Our friends and rivals over at The Daily Telegraph have gotten their hands on an interesting document from the German government detailing its proposals for EU treaty change, and have helpfully posted it online (with an English translation by the Open Europe think thank).
Although the Telegraph focuses on its implications for Britain, there is a significant amount of detail on how Berlin would like to change eurozone economic governance, including yet another stab at enshrining bondholder “haircuts” in the EU treaties.
For those who haven’t followed the debate closely, there is now a closed-door fight going on about whether Greece really will be the only country that sees its bondholders pushed into losses – as the eurozone’s leaders have repeatedly insisted in their summit conclusions – or whether the bloc’s new €500bn rescue fund, which could come into place as early as next year, should allow for organised defaults.

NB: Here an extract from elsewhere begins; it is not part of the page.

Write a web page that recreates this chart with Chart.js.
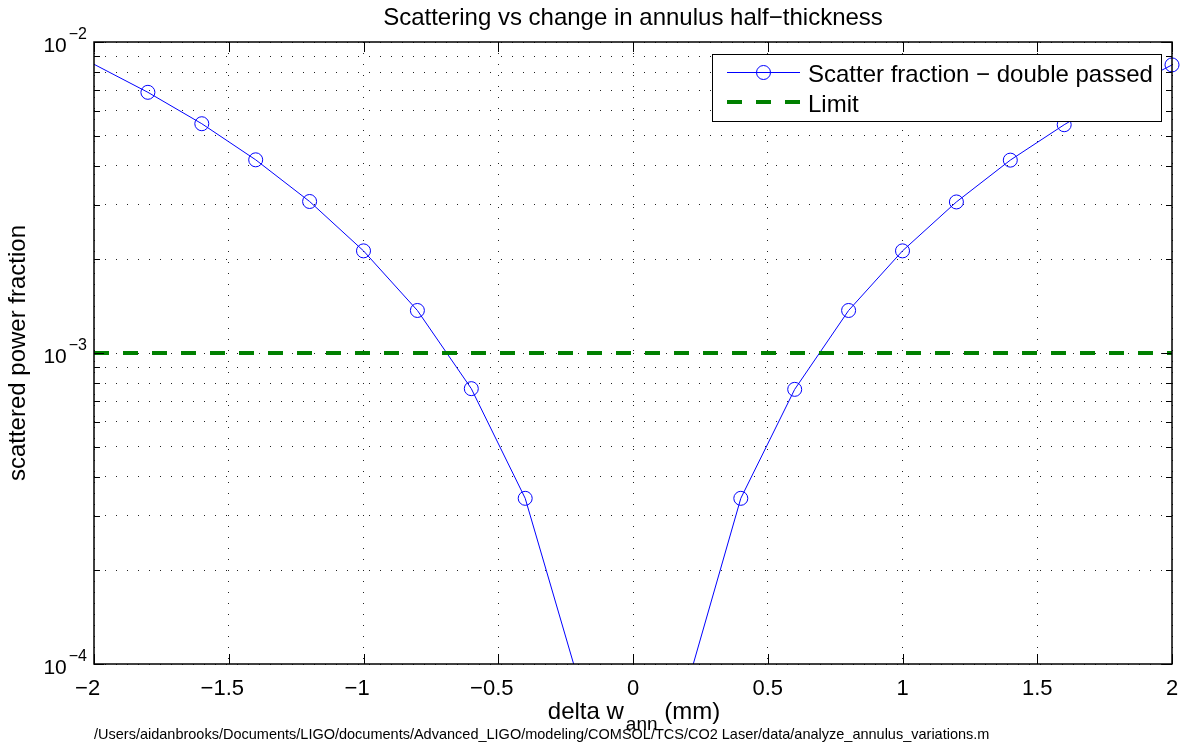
<!DOCTYPE html>
<html>
<head>
<meta charset="utf-8">
<title>Scattering vs change in annulus half-thickness</title>
<script src="https://cdn.jsdelivr.net/npm/chart.js@4.4.0/dist/chart.umd.min.js"></script>
<style>
  html, body { margin: 0; padding: 0; background: #fff; }
  #wrap { position: relative; width: 1187px; height: 746px; }
</style>
</head>
<body>
<div id="wrap"><canvas id="scatterChart"></canvas></div>
<script>
// change in annulus half-thickness (mm)
const deltaW = [-2.0, -1.8, -1.6, -1.4, -1.2, -1.0, -0.8, -0.6, -0.4, -0.2, 0.0,
                0.2, 0.4, 0.6, 0.8, 1.0, 1.2, 1.4, 1.6, 1.8, 2.0];
// scattered power fraction, double passed
const scatterFraction = [0.00848, 0.00689, 0.00546, 0.00418, 0.00307, 0.00213, 0.00137, 0.000768, 0.000341, 0.0000871, 0.000015,
                         0.0000848, 0.000341, 0.000764, 0.00137, 0.00213, 0.00306, 0.00417, 0.00542, 0.00686, 0.00844];
const limitLevel = 1e-3;

const xTicks = [-2, -1.5, -1, -0.5, 0, 0.5, 1, 1.5, 2];
const yDecades = [-4, -3, -2];
const yMantissas = [1, 2, 3, 4, 5, 6, 7, 8, 9];

const titleText = 'Scattering vs change in annulus half\u2212thickness';
const yLabelText = 'scattered power fraction';
const xLabelMain = 'delta w';
const xLabelSub = 'ann';
const xLabelUnit = ' (mm)';
const footerText = '/Users/aidanbrooks/Documents/LIGO/documents/Advanced_LIGO/modeling/COMSOL/TCS/CO2 Laser/data/analyze_annulus_variations.m';
const seriesLabels = ['Scatter fraction \u2212 double passed', 'Limit'];

// grid values: every mantissa inside each decade, plus the top decade
const yGrid = [];
for (let i = 0; i < yDecades.length - 1; i++) {
    yMantissas.forEach(m => yGrid.push(m * Math.pow(10, yDecades[i])));
}
yGrid.push(Math.pow(10, yDecades[yDecades.length - 1]));

const FONT = '"Liberation Sans", Arial, Helvetica, sans-serif';
const isDecade = v => Math.abs(Math.log10(v) - Math.round(Math.log10(v))) < 1e-9;

// box, inward tick marks, labels and legend drawn on top of the chart
const axesDecor = {
    id: 'axesDecor',
    afterDatasetsDraw(chart) {
        const { ctx, chartArea: a, scales: { x, y } } = chart;
        ctx.save();
        ctx.strokeStyle = '#000';
        ctx.lineWidth = 1;
        ctx.beginPath();
        xTicks.forEach(v => {
            const px = Math.round(x.getPixelForValue(v)) + 0.5;
            ctx.moveTo(px, a.bottom); ctx.lineTo(px, a.bottom - 10);
            ctx.moveTo(px, a.top); ctx.lineTo(px, a.top + 10);
        });
        yGrid.forEach(v => {
            const py = Math.round(y.getPixelForValue(v)) + 0.5;
            const len = isDecade(v) ? 10 : 6;
            ctx.moveTo(a.left, py); ctx.lineTo(a.left + len, py);
            ctx.moveTo(a.right, py); ctx.lineTo(a.right - len, py);
        });
        ctx.stroke();
        ctx.lineWidth = 1.5;
        ctx.strokeRect(a.left, a.top, a.right - a.left, a.bottom - a.top);
        ctx.restore();
    },
    afterDraw(chart) {
        const { ctx, chartArea: a, scales: { x, y } } = chart;
        const midX = (a.left + a.right) / 2;
        ctx.save();
        ctx.fillStyle = '#000';
        ctx.textBaseline = 'alphabetic';

        // title
        ctx.font = '24px ' + FONT;
        ctx.textAlign = 'center';
        ctx.fillText(titleText, midX, 25);

        // x tick labels, minus sign hangs left of the centred number
        ctx.font = '22px ' + FONT;
        xTicks.forEach(v => {
            const px = x.getPixelForValue(v);
            const body = String(Math.abs(v));
            const w = ctx.measureText(body).width;
            ctx.textAlign = 'left';
            ctx.fillText(body, px - w / 2, a.bottom + 31);
            if (v < 0) {
                ctx.textAlign = 'right';
                ctx.fillText('\u2212', px - w / 2, a.bottom + 31);
            }
        });

        // y tick labels 10^n
        yDecades.forEach(e => {
            const py = y.getPixelForValue(Math.pow(10, e));
            ctx.textAlign = 'right';
            ctx.font = '16px ' + FONT;
            const exp = '\u2212' + Math.abs(e);
            const ew = ctx.measureText(exp).width;
            ctx.fillText(exp, a.left - 7, py - 3);
            ctx.font = '21px ' + FONT;
            ctx.fillText('10', a.left - 9 - ew, py + 10);
        });

        // x axis label with subscript
        ctx.textAlign = 'left';
        ctx.font = '24px ' + FONT;
        const w1 = ctx.measureText(xLabelMain).width;
        const w3 = ctx.measureText(xLabelUnit).width;
        ctx.font = '19px ' + FONT;
        const w2 = ctx.measureText(xLabelSub).width;
        let lx = midX - (w1 + w2 + w3) / 2;
        ctx.font = '24px ' + FONT;
        ctx.fillText(xLabelMain, lx, 719);
        ctx.font = '19px ' + FONT;
        ctx.fillText(xLabelSub, lx + w1 + 2, 730);
        ctx.font = '24px ' + FONT;
        ctx.fillText(xLabelUnit, lx + w1 + w2 + 2, 719);

        // y axis label
        ctx.save();
        ctx.translate(25, (a.top + a.bottom) / 2);
        ctx.rotate(-Math.PI / 2);
        ctx.textAlign = 'center';
        ctx.fillText(yLabelText, 0, 0);
        ctx.restore();

        // file path footer
        ctx.font = '14.5px ' + FONT;
        ctx.textAlign = 'left';
        ctx.fillText(footerText, a.left, 739);

        // legend
        const lg = { x: 712.5, y: 54.5, w: 449, h: 67 };
        ctx.fillStyle = '#fff';
        ctx.fillRect(lg.x, lg.y, lg.w, lg.h);
        ctx.strokeStyle = '#000';
        ctx.lineWidth = 1;
        ctx.strokeRect(lg.x, lg.y, lg.w, lg.h);

        const s0 = chart.data.datasets[1];
        const s1 = chart.data.datasets[0];
        ctx.strokeStyle = s0.borderColor;
        ctx.lineWidth = s0.borderWidth;
        ctx.beginPath();
        ctx.moveTo(727, 72.5); ctx.lineTo(800, 72.5);
        ctx.stroke();
        ctx.beginPath();
        ctx.arc(763.5, 72.5, 7, 0, Math.PI * 2);
        ctx.stroke();

        ctx.strokeStyle = s1.borderColor;
        ctx.lineWidth = s1.borderWidth;
        ctx.setLineDash(s1.borderDash);
        ctx.beginPath();
        ctx.moveTo(727, 102); ctx.lineTo(800, 102);
        ctx.stroke();
        ctx.setLineDash([]);

        ctx.fillStyle = '#000';
        ctx.font = '24px ' + FONT;
        ctx.textAlign = 'left';
        ctx.fillText(seriesLabels[0], 808, 81.5);
        ctx.fillText(seriesLabels[1], 808, 111.5);
        ctx.restore();
    }
};

const ctx = document.getElementById('scatterChart');

new Chart(ctx, {
    type: 'line',
    data: {
        datasets: [{
            label: seriesLabels[1],
            data: [{ x: xTicks[0], y: limitLevel }, { x: xTicks[xTicks.length - 1], y: limitLevel }],
            borderColor: '#008000',
            borderWidth: 4,
            borderDash: [15, 14],
            pointRadius: 0,
            order: 0
        }, {
            label: seriesLabels[0],
            data: deltaW.map((v, i) => ({ x: v, y: scatterFraction[i] })),
            borderColor: '#0000ff',
            borderWidth: 1,
            pointStyle: 'circle',
            // first sample lies on the axis edge and gets no marker
            pointRadius: c => (c.dataIndex === 0 ? 0 : 7),
            pointBorderWidth: 1,
            pointBorderColor: '#0000ff',
            pointBackgroundColor: 'rgba(0,0,0,0)',
            tension: 0,
            clip: { left: 10, top: 10, right: 10, bottom: 0 },
            order: 1
        }]
    },
    options: {
        responsive: true,
        maintainAspectRatio: false,
        animation: false,
        events: [],
        layout: {
            padding: { left: 94, top: 42, right: 15, bottom: 82 }
        },
        plugins: {
            legend: { display: false },
            tooltip: { enabled: false },
            title: { display: false }
        },
        scales: {
            x: {
                type: 'linear',
                min: xTicks[0],
                max: xTicks[xTicks.length - 1],
                afterBuildTicks: axis => { axis.ticks = xTicks.map(v => ({ value: v })); },
                ticks: { display: false },
                grid: { color: '#222', lineWidth: 1, drawTicks: false },
                border: { display: false, dash: [1, 10] }
            },
            y: {
                type: 'logarithmic',
                min: yGrid[0],
                max: yGrid[yGrid.length - 1],
                afterBuildTicks: axis => { axis.ticks = yGrid.map(v => ({ value: v })); },
                ticks: { display: false },
                grid: { color: '#222', lineWidth: 1, drawTicks: false },
                border: { display: false, dash: [1, 10] }
            }
        }
    },
    plugins: [axesDecor]
});
</script>
</body>
</html>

Why is this a market moving event?
When broader default powers were mooted for the ESM at this time last year in a much-discussed agreement between France’s Nicolas Sarkozy and Germany’s Angela Merkel in the French seaside town of Deauville, bond markets swooned, sending Ireland and then Portugal into bail-outs. Days later, during a G20 meeting in Seoul, Merkel was forced to back down. But the issue clearly hasn’t died.
In other words, while everyone believes Germany has been boxed into a corner and has no choice but to relent on global demands to let the ECB do whatever France demands, Germany was making other plans all along. Such as having the opion to kick France out of the Eurozone if and when it so chooses.
Because after all, money talks. And in Europe, only Germany has the money.